You mean, if we do nothing for twenty years, I-90 will be jammed on the freeway through Issaquah? (Isn’t I-90 already jammed through Issaquah?) Yeah, like I trust the highway-building clowns who got us into this mess to get us out of it.
But it’s nice to read that Lynne’s thinking outside the box by maybe, just maybe, taking personal responsibility for her commute.
Then I snap out of it.
The suburbs aren’t dead.
Lynne Varner 1, Strawman 0.
They’re more vibrant than ever. Technology has pushed the work-at-home concept and large employers such as Microsoft have turned the burbs into employment centers.
That must be why Microsoft hired a fleet of buses and vans to get their employees to and form work… because they’re all telecommuting. Right.
City dwellers aren’t the only ones interested in doing errands on foot. Planning for suburban communities includes retail, employment and entertainment options that operate as mini-Seattles.
Good for you. Want another medal? The Distinguished Cross for Stating The Obvious?
More creativity, less blame, can give us four-day work weeks, telecommutes and a viable school option across the street rather than across town.

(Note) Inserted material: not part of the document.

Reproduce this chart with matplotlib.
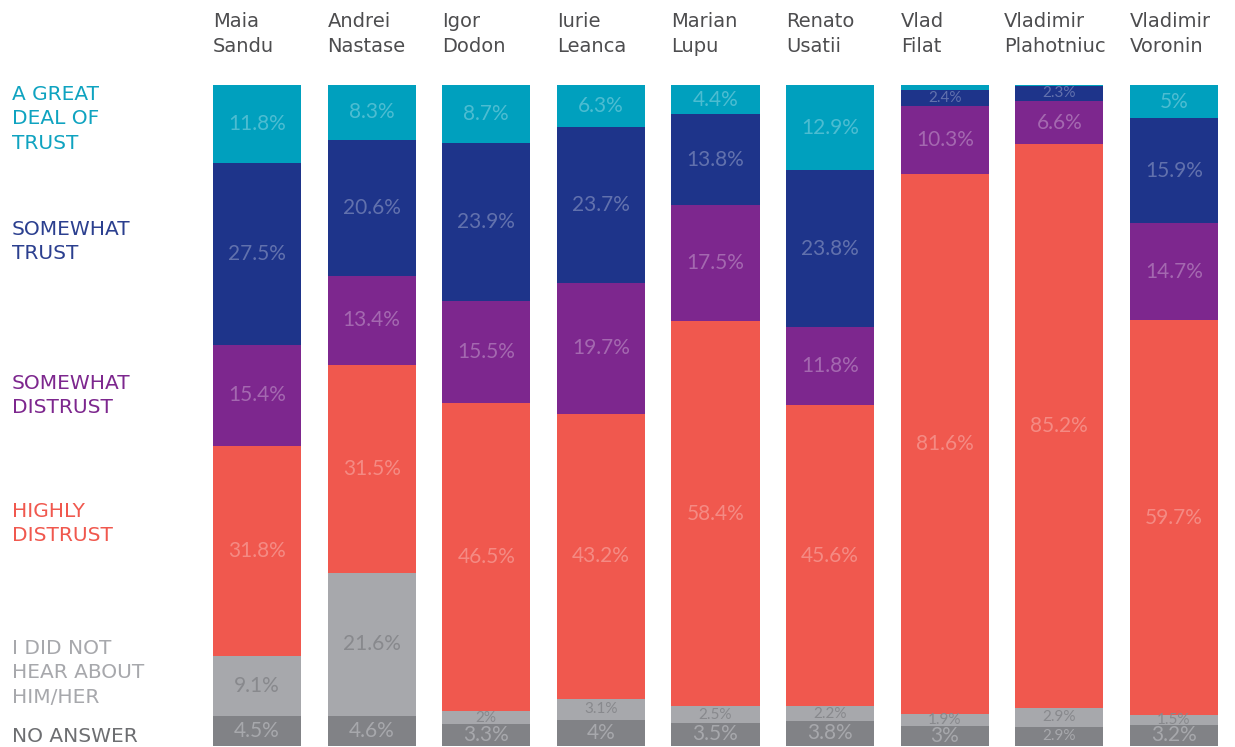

Less blame, absolutely. Don’t blame me for laughing at you when you’re stuck in traffic, burning seven dollar Saudi vintage, when I’m not, all because you don’t want to change your behavior, ever.
Gas-guzzling suburbanites and sweaty bicycle-riding urbanites unite!
I prefer a policy of detente, but any move by you towards a rational, evidence-based transportation policy will be welcomed.